Né, in conclusione, appare superfluo ricordare che, “in tema di sanzioni amministrative per violazione di norme tributarie, ai sensi del D.Lgs. 18 dicembre 1997, n. 3, che ha esteso il principio del favor rei anche al settore tributario, sancendone l’applicazione retroattiva, le più favorevoli norme sanzionatorie sopravvenute debbono essere applicate, anche d’ufficio, in ogni stato e grado del giudizio, e quindi anche in sede di legittimità, all’unica condizione che il provvedimento sanzionatorio non sia divenuto definitivo: pertanto, qualora, essendo in contestazione l’an della violazione tributaria, sussista ancora controversia sulla debenza delle sanzioni, s’impone l’applicazione del pìù favorevole regime sanzionatorio sopravvenuto” (Cass. n. 23564/2012, n. 8243/2008, n. 18775/2006).
L’avvenuta contestazione, da parte della contribuente, della legittimità della revoca dell’agevolazione, esclude per ciò solo che sia divenuto definitivo il provvedimento di irrogazione delle sanzioni che da tale revoca consegue, né la questione oggetto di esame comporta accertamenti fattuali di sorta, trattandosi di eliminazione delle sanzioni e non di loro rimodulazione all’esito di una determinata opzione per il regime più favorevole concretamente applicabile.
La sentenza impugnata va in relazione al motivo accolto cassata e, decidendo la causa nel merito, le irrogate sanzioni vanno annullate.

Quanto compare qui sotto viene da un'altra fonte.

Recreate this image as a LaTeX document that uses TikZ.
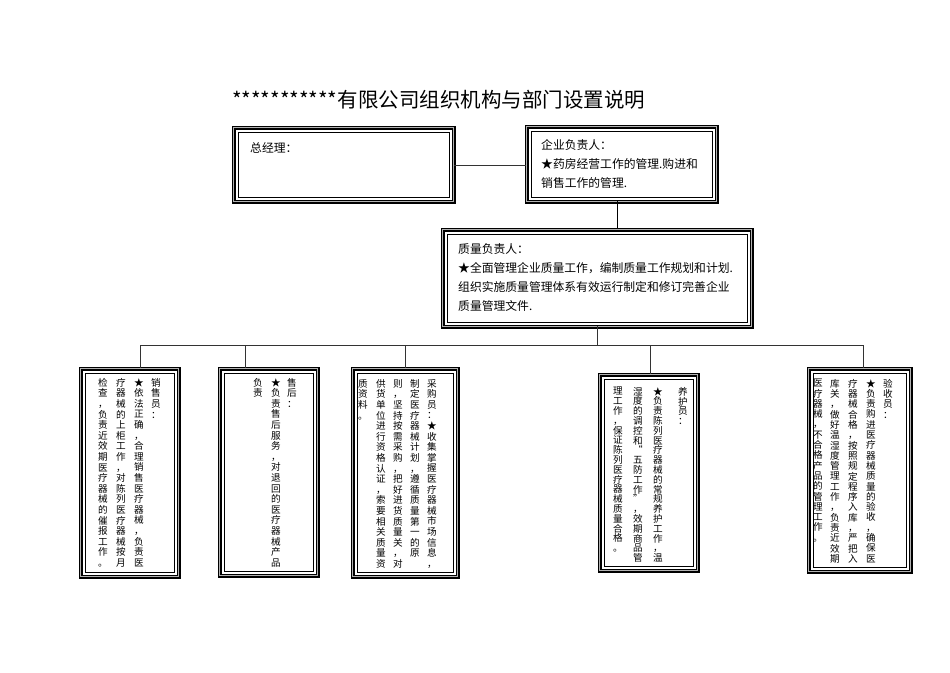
\documentclass[tikz,border=0pt]{standalone}
\usepackage{fontspec}
\setmainfont{Noto Sans CJK SC}
\makeatletter
\newdimen\vtpitch \vtpitch=10.6pt
\def\vt#1{\vbox{\baselineskip=\vtpitch\lineskiplimit=-20pt\vt@a#1\vt@end}}
\def\vt@a#1{\ifx#1\vt@end\else\hbox to 11pt{\hss#1\hss}\expandafter\vt@a\fi}
\makeatother
\tikzset{
  tribox/.style={draw, line width=1.3pt, double=gray!60, double distance=1.4pt, rectangle, inner sep=0pt, anchor=north west},
  conn/.style={line width=0.5pt, draw=black!80},
  btext/.style={font=\fontsize{11.8}{19}\selectfont, anchor=north west, align=left, inner sep=0pt},
  vcol/.style={font=\fontsize{9.6}{10.6}\selectfont, anchor=north, inner sep=0pt}
}
\newcommand{\tb}[5]{\node[tribox, minimum width=#4pt, minimum height=#5pt] (#1) at (#2,-#3) {};}
\begin{document}
\begin{tikzpicture}[x=1pt,y=1pt]
\useasboundingbox (0,0) rectangle (950,-672);
\node[font=\fontsize{20.5}{22}\selectfont, anchor=west, inner sep=0pt] (title) at (232,-100) {***********有限公司组织机构与部门设置说明};
\tb{gm}{233}{127}{220}{74}
\tb{ceo}{526}{126}{190}{75}
\tb{qm}{442}{229}{309}{97}
\tb{b1}{80}{368}{98}{208}
\tb{b2}{219}{368}{98}{207}
\tb{b3}{352}{368}{105}{208}
\tb{b4}{599}{374}{98}{196}
\tb{b5}{808}{368}{102}{203}
\foreach \n in {gm,ceo,qm,b1,b2,b3,b4,b5}
  \draw[line width=0.4pt] ([shift={(4.8,-4.8)}]\n.north west) rectangle ([shift={(-4.8,4.8)}]\n.south east);
\node[btext] (gmt) at (250,-142) {总经理：};
\node[btext] (ceot) at (541,-139) {企业负责人：\\★药房经营工作的管理.购进和\\销售工作的管理.};
\node[btext] (qmt) at (458,-243) {质量负责人：\\★全面管理企业质量工作，编制质量工作规划和计划.\\组织实施质量管理体系有效运行制定和修订完善企业\\质量管理文件.};
% connectors
\draw[conn] (gm.east |- 0,-165) -- (ceo.west |- 0,-165);
\draw[line width=1pt] (617,-201) coordinate (c1) -- (617,-229) coordinate (c2);
\coordinate (t1) at (597,-326);
\coordinate (bus) at (597,-345);
\draw[conn] (t1) -- (bus);
\draw[conn] (140,-345) -- (863,-345);
\draw[conn] (140,-345) -- (b1.north -| 140,0);
\draw[conn] (245,-345) -- (b2.north -| 245,0);
\draw[conn] (405,-345) -- (b3.north -| 405,0);
\draw[conn] (650,-345) -- (b4.north -| 650,0);
\draw[conn] (863,-345) -- (b5.north -| 863,0);
% box 1
\node[vcol] (a1) at (156,-378) {\vt{销售员：}};
\node[vcol] (a2) at (139,-378) {\vt{★依法正确，合理销售医疗器械，负责医}};
\node[vcol] (a3) at (121,-378) {\vt{疗器械的上柜工作，对陈列医疗器械按月}};
\node[vcol] (a4) at (103,-378) {\vt{检查，负责近效期医疗器械的催报工作。}};
% box 2
\node[vcol] (s1) at (292,-378) {\vt{售后：}};
\node[vcol] (s2) at (276,-378) {\vt{★负责售后服务，对退回的医疗器械产品}};
\node[vcol] (s3) at (258,-378) {\vt{负责}};
% box 3
\node[vcol] (p1) at (432,-379) {\vt{采购员：★收集掌握医疗器械市场信息，}};
\node[vcol] (p2) at (415,-379) {\vt{制定医疗器械计划，遵循质量第一的原}};
\node[vcol] (p3) at (398,-379) {\vt{则，坚持按需采购，把好进货质量关，对}};
\node[vcol] (p4) at (381,-379) {\vt{供货单位进行资格认证，索要相关质量资}};
\node[vcol] (p5) at (363,-379) {\vt{质资料。}};
% box 4
\global\vtpitch=9.8pt
\node[vcol] (y1) at (683,-387) {\vt{养护员：}};
\node[vcol] (y2) at (658,-387) {\vt{★负责陈列医疗器械的常规养护工作，温}};
\node[vcol] (y3) at (638,-387) {\vt{湿度的调控和“五防工作”，效期商品管}};
\node[vcol] (y4) at (618,-387) {\vt{理工作，保证陈列医疗器械质量合格。}};
% box 5
\global\vtpitch=10.3pt
\node[vcol] (v1) at (888,-379) {\vt{验收员：}};
\node[vcol] (v2) at (871,-379) {\vt{★负责购进医疗器械质量的验收，确保医}};
\node[vcol] (v3) at (853,-379) {\vt{疗器械合格，按照规定程序入库，严把入}};
\node[vcol] (v4) at (835,-379) {\vt{库关，做好温湿度管理工作，负责近效期}};
\node[vcol] (v5) at (818,-379) {\vt{医疗器械，不合格产品的管理工作。}};
\end{tikzpicture}
\end{document}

La peculiarità della fattispecie, l’evoluzione della disciplina di riferimento, la relativa novità della esaminata questione, l’esito complessivo della controversia, consentono l’integrale compensazione delle spese dell’intero giudizio.
P.Q.M.
Rigetta i primi quattro motivi di ricorso, accoglie il quinto motivo, cassa la sentenza impugnata in relazione al motivo accolto e, decidendo nel merito, annulla le sanzioni. Compensa integralmente le spese dell’intero giudizio.